* **Dataset entries**:
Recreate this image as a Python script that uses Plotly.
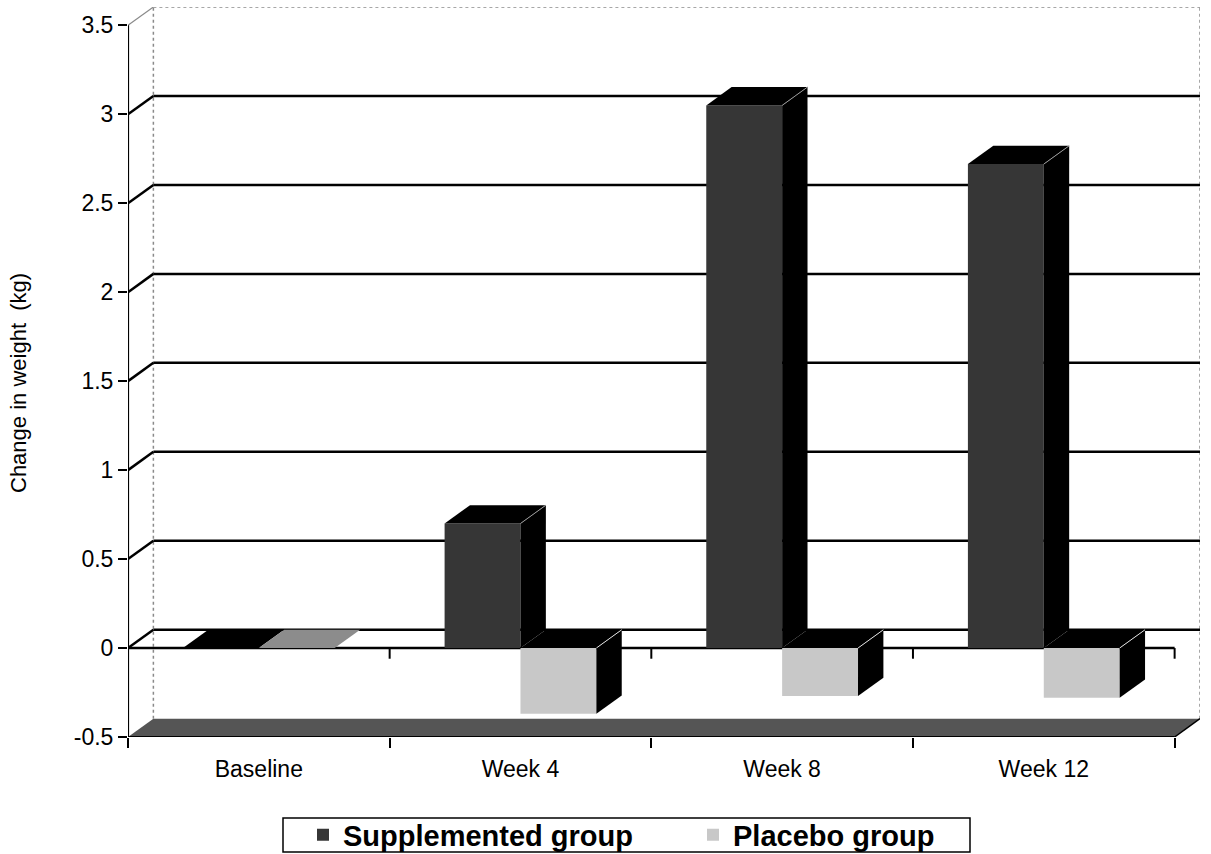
==
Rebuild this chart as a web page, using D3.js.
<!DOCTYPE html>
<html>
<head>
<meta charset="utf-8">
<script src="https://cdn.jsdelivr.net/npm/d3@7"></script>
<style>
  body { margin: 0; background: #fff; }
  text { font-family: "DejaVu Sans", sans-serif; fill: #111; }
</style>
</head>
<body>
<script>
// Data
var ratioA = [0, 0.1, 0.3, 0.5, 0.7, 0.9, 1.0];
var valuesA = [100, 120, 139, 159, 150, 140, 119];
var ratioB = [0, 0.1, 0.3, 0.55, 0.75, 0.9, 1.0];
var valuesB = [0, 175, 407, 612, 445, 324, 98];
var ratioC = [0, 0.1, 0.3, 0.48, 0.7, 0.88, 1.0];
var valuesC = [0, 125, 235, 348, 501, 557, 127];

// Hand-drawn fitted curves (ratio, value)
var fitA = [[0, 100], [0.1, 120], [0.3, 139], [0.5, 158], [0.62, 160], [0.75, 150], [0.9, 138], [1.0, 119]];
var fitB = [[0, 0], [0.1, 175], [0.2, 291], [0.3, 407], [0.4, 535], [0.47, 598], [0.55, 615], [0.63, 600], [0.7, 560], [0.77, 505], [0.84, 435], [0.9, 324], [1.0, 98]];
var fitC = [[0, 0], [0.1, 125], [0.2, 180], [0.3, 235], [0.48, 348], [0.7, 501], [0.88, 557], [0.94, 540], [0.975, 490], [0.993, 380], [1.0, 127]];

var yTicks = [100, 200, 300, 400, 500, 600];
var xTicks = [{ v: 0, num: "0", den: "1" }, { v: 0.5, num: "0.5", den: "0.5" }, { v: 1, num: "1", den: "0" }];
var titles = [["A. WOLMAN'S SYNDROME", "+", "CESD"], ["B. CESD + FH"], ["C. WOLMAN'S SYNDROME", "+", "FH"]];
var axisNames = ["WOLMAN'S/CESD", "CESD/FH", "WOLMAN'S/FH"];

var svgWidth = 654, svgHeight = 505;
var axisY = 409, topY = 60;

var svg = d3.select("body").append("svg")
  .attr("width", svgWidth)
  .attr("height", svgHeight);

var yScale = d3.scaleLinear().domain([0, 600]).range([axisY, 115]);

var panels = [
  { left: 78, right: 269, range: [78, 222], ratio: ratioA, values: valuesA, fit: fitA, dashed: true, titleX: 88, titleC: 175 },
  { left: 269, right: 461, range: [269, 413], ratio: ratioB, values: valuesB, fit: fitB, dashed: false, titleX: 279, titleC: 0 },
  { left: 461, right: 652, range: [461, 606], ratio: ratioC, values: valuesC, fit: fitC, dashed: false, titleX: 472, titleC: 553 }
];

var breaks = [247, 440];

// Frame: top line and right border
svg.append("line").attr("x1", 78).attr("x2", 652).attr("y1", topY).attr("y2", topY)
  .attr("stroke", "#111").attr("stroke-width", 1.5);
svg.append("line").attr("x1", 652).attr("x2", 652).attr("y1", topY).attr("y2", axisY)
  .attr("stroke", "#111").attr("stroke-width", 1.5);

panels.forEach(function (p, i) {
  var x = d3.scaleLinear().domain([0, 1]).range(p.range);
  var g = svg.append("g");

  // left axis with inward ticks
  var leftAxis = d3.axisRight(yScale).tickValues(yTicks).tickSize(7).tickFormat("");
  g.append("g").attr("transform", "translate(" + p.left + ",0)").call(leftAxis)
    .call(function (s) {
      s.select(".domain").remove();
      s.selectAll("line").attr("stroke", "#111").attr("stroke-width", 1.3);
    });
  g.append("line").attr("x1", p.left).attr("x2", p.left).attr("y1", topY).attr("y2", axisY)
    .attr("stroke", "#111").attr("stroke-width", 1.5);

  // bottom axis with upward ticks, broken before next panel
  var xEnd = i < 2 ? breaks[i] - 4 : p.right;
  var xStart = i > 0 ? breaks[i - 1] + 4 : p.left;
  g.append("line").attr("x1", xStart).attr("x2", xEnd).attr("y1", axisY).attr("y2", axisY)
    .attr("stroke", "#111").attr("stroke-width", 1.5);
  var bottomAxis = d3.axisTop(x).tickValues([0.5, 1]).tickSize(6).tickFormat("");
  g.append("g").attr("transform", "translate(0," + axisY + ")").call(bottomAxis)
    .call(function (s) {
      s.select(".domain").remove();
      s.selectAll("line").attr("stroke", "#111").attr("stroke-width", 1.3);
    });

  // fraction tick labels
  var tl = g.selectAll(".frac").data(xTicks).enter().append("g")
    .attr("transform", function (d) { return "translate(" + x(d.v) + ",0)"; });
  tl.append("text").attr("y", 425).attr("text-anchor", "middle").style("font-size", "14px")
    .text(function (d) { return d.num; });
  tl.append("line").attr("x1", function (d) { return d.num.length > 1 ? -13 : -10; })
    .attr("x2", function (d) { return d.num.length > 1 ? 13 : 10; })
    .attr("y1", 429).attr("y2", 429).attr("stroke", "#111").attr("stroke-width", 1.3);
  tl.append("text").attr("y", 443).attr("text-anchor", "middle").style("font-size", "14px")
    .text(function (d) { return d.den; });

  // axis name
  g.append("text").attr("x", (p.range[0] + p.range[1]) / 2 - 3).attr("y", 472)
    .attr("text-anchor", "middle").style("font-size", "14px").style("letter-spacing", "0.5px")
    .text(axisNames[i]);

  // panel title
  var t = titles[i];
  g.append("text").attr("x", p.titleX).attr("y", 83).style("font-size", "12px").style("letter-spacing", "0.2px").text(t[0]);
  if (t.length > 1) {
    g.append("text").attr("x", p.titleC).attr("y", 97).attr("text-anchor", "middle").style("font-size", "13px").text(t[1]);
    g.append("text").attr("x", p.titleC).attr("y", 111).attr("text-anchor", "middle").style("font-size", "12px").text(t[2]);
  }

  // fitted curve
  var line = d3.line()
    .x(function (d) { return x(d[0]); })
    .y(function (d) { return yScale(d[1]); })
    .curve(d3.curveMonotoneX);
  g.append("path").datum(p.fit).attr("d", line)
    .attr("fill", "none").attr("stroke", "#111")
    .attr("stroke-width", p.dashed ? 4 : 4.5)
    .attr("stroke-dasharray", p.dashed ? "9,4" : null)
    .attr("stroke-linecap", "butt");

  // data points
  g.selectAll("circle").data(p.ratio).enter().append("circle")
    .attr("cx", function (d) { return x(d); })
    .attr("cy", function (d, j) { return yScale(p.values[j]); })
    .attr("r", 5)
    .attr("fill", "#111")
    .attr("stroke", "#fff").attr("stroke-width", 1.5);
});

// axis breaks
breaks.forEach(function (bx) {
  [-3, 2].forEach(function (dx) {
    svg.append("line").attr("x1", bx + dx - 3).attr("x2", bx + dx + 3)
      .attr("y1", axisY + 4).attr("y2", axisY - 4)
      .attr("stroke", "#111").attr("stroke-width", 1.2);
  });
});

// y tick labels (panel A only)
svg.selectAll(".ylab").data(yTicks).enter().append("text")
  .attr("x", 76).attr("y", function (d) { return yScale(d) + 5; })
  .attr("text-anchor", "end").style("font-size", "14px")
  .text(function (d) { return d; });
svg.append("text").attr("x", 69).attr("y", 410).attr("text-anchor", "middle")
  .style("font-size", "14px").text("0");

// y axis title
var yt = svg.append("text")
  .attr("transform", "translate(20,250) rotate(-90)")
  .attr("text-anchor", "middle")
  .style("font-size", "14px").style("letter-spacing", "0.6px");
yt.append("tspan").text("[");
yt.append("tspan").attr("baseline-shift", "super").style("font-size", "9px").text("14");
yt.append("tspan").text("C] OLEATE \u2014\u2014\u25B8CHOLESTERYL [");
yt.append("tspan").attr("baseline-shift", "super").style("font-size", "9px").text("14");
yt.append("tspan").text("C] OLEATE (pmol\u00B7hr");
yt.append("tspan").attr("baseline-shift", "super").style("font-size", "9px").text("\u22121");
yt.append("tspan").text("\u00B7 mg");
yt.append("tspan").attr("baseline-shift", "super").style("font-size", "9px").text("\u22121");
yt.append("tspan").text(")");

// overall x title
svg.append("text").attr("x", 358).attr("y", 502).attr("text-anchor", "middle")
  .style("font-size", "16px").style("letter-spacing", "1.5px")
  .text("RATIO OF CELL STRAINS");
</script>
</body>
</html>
* * *
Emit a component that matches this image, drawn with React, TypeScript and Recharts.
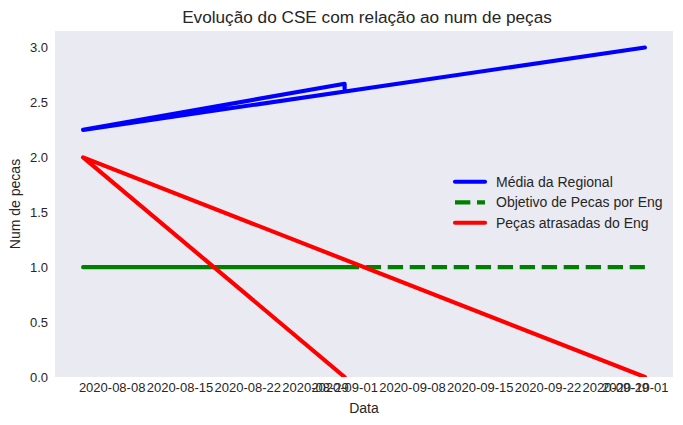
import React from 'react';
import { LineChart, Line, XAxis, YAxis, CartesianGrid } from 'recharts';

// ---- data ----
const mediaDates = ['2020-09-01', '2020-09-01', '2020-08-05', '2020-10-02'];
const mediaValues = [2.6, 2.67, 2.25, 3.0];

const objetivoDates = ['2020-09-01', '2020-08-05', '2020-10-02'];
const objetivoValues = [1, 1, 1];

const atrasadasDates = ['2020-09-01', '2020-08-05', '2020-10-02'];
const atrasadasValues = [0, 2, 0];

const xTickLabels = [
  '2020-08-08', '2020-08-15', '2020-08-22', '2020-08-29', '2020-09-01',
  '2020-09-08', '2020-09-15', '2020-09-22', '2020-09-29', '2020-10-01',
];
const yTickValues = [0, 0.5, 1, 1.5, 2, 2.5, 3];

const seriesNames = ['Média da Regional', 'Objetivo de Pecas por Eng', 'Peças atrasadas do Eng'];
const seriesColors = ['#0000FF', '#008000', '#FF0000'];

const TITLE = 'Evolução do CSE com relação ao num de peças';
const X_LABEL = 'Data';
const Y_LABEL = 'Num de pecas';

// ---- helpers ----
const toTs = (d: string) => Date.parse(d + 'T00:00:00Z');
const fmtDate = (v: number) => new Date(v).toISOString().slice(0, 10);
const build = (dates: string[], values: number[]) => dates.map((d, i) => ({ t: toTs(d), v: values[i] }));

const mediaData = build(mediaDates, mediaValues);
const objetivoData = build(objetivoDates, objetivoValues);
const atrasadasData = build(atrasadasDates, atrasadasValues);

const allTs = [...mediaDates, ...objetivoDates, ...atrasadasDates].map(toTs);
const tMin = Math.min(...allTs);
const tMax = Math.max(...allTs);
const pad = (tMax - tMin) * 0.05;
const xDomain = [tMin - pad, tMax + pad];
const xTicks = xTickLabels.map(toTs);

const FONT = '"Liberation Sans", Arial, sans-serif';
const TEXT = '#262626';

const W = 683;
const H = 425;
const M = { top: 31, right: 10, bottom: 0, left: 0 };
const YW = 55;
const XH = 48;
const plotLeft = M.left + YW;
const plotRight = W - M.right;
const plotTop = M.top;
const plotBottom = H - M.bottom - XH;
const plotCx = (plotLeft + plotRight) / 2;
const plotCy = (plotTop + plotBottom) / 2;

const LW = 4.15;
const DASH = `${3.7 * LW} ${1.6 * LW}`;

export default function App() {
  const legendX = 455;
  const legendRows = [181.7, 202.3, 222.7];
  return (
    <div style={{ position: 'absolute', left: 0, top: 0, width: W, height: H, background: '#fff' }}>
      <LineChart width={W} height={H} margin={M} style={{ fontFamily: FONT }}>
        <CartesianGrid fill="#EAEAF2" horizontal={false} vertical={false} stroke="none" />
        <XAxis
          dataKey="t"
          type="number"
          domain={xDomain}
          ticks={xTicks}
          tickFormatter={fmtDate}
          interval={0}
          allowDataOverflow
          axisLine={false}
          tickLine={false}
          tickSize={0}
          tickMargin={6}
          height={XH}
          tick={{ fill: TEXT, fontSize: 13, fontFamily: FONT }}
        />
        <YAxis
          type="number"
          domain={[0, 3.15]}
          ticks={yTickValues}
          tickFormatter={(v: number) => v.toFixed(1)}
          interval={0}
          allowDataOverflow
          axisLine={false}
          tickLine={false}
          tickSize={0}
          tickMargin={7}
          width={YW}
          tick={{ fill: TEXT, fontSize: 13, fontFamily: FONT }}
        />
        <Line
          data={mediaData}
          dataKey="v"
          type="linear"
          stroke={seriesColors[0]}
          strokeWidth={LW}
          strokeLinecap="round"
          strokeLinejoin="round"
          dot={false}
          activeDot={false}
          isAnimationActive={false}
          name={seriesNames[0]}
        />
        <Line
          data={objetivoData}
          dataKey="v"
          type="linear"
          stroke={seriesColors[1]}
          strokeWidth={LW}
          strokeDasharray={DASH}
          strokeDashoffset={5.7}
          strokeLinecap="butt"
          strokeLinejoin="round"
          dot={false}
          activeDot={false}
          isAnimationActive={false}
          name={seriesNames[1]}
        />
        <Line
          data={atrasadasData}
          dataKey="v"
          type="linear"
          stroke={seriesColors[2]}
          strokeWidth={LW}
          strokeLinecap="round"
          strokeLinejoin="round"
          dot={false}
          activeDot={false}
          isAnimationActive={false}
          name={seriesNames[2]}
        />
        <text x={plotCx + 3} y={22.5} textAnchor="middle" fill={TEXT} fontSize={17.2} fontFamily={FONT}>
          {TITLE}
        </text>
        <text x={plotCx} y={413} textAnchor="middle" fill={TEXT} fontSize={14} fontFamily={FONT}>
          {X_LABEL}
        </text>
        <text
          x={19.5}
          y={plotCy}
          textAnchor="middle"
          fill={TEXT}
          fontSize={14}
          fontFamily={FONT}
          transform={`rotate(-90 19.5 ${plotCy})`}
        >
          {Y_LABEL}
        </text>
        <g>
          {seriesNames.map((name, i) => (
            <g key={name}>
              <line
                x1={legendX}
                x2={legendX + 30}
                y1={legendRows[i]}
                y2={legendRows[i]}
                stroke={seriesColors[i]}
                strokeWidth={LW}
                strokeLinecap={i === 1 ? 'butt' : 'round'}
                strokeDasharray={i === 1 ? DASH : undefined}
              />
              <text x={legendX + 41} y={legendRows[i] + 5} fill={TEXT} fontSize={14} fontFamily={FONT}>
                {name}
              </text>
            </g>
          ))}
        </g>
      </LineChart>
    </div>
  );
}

* **Written problem**: Reply with the number of lines in the preceding entries that contain "drawn", and no other words.

* **Task solution**: 2